Where your money goes

"Since 2010, the amount of money we receive from government has reduced and our costs have risen due to inflation and because more people need to use our services. This has left us with a £125million shortfall, or £1,400 per household.
So one of the first things I did was to appoint a Cabinet Member dedicated to finance and resources to make sure every pound we spend goes towards helping us achieve the priorities set out during the election campaign.

Over the past few years we have done our best to protect most front line services. We have saved money by making our back office processes more efficient, for example, by moving services online, and reducing the number of people we employ. The reduction in central government funding, combined with increases in costs, means, unless we do something about it, we will face a growing pressure on our budget of at least £7.5m every year.

In January 2019 we asked residents to have their say on our budget proposals for 2019/20. Most people who responded agreed with our plan to spend less money as well as increase council tax by 2.99%. For a band D property, that means an increase of 65p per week. Even though we have the 11th lowest council tax out of all the 32 London boroughs, deciding to ask people to pay more, especially in these times of economic uncertainty, has not been easy. But we are at the end of the line, and have had to make this difficult decision.

In the budget consultation, most people agreed with our proposals to prioritise our budget to make sure we can help the people who rely on our services the most. That includes help for residents who are losing out as they transfer to Universal Credit, money for training and support to get people into work, and social care for our most vulnerable residents. We will also set up a serious youth violence reduction team to help combat and prevent youth and gang violence in the borough.

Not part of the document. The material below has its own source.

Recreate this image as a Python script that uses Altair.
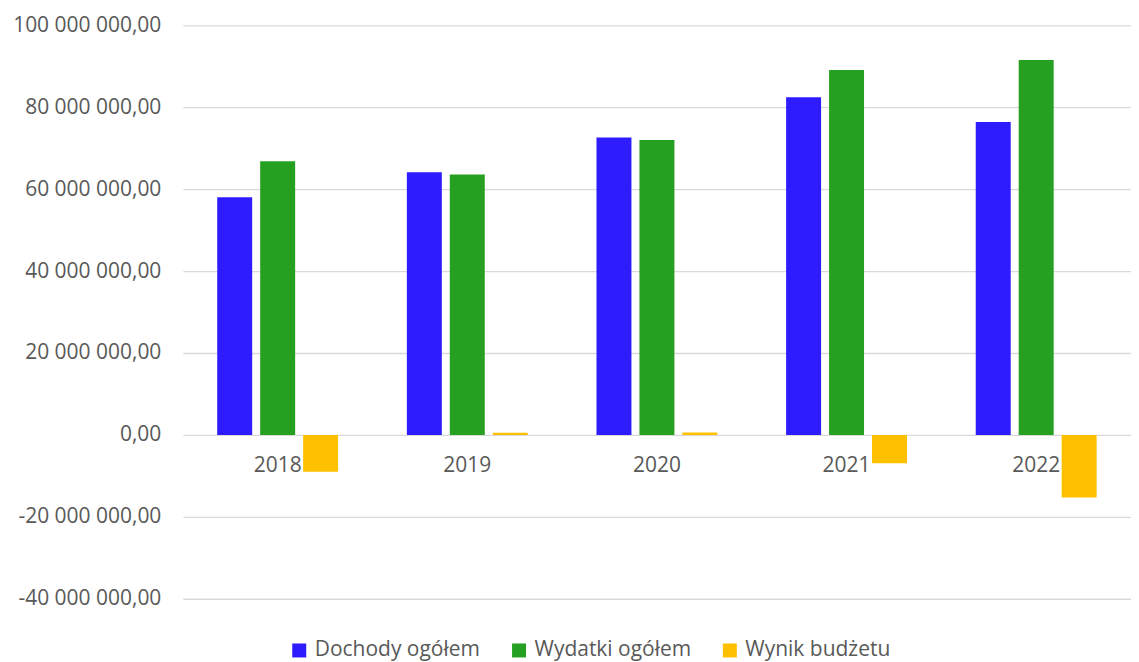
import altair as alt
import pandas as pd

years = ["2018", "2019", "2020", "2021", "2022"]
series = ["Dochody ogółem", "Wydatki ogółem", "Wynik budżetu"]
dochody = [58.0e6, 64.1e6, 72.6e6, 82.4e6, 76.4e6]
wydatki = [66.8e6, 63.6e6, 72.0e6, 89.1e6, 91.5e6]
wynik = [-9.0e6, 0.5e6, 0.6e6, -6.9e6, -15.3e6]
colors = ["#2E1CFF", "#26A020", "#FFC000"]
y_ticks = [-40e6, -20e6, 0, 20e6, 40e6, 60e6, 80e6, 100e6]

rows = []
for name, vals in zip(series, [dochody, wydatki, wynik]):
    for yr, v in zip(years, vals):
        rows.append({"year": yr, "series": name, "value": v})
df = pd.DataFrame(rows)
df_years = pd.DataFrame({"year": years})

FONT = "Open Sans"
TXT = "#595959"
FS = 21

label_expr = ("replace(replace(replace(format(datum.value, ',.2f'), regexp(',', 'g'), ' '),"
              " '.', ','), '\u2212', '-')")

x_enc = alt.X("year:N", sort=years, axis=None,
              scale=alt.Scale(paddingInner=0.3625, paddingOuter=0.18125))

bars = alt.Chart(df).mark_bar().encode(
    x=x_enc,
    xOffset=alt.XOffset("series:N", sort=series,
                        scale=alt.Scale(paddingInner=0.186, paddingOuter=0)),
    y=alt.Y("value:Q",
            scale=alt.Scale(domain=[-40e6, 100e6], nice=False, zero=False),
            axis=alt.Axis(values=y_ticks, title=None, domain=False, ticks=False,
                          grid=True, gridColor="#D9D9D9", gridWidth=1.3,
                          labelExpr=label_expr, labelFont=FONT, labelFontSize=FS,
                          labelColor=TXT, labelPadding=22,
                          minExtent=170, maxExtent=170)),
    color=alt.Color("series:N", sort=series,
                    scale=alt.Scale(domain=series, range=colors),
                    legend=alt.Legend(title=None, orient="none", direction="horizontal",
                                      legendX=106, legendY=615,
                                      symbolType="square", symbolSize=196,
                                      symbolStrokeWidth=0, labelFont=FONT,
                                      labelFontSize=FS, labelColor=TXT,
                                      labelLimit=400,
                                      columnPadding=28, labelOffset=5)),
)

year_labels = alt.Chart(df_years).mark_text(
    dy=31, font=FONT, fontSize=FS, color=TXT, baseline="middle", align="center"
).encode(
    x=x_enc,
    y=alt.datum(0),
    text="year:N",
)

chart = alt.layer(bars, year_labels).properties(
    width=949, height=574,
    padding={"left": 4, "top": 6, "right": 0, "bottom": 0},
).configure_view(stroke=None)

chart.save("out.html", embed_options={"renderer": "svg", "actions": False})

People who responded to the consultation also suggested other ways that we can save money and increase our income. We will go through these responses over the coming months as they will feed into a much more detailed consultation we will do later this year as we prepare for the next budget cycle which starts in April 2020."
Cllr Danny Thorpe, Leader of the Council

Where the Council gets its money (2019/20)

Pie chart to show Where the council gets its money. Figures in table below.

Dedicated schools grant £299.7m
Government funding £148m
Council tax payers £127.3m
   
Total £575m

Where the Council spends its money (2019/20)

Pie chart to show Where the council spends its money. Figures below.

Borough services including schools £546.8m
Greater London Authority* £26.6m
Environment Agency (flood defence)** £0.2m
Other Levies and Special Expenses £1.4m
   
Total £575m

*The Council collects the Greater London Authority (GLA) precept of on behalf of the GLA from Council Tax payers. More details here.

**The Environment Agency has statutory responsibilities including the management of river defences and flooding and it generates part of its income through a local levy on boroughs.

Services on which money is spent (2019/20)

Pie chart to show services on which money is spent. Figures in table below.

Schools £299.7m
Childrens Services £82.4m
Health and Adults £85.8m
Regeneration, Enterprise and Skills £17.2m
Communities and Environment £41.4m
Housing and Safer Communities £12m
Finance £8.3m
Precepts and other levies £28.2m
   
Total £575m

See a full breakdown of a annual budgets

How government funding has changed

Bar chart to show how government  funding has changed.

Since 2010, the amount of money we receive from government has reduced and our costs have risen due to inflation and because more people need to use our services. This has left us with a £125million shortfall, or £1,400 per household.

There is a national funding shortage for adult social care. Authorities have been able to charge an additional “precept” on their council tax of up to 8% from 2016/17 to 2019/2020. We raised our precept by a total of 8% in the financial years 2016/17, 2017/18 and 2018/19. This means that there has been no increase in the adult social care precept in 2019/20.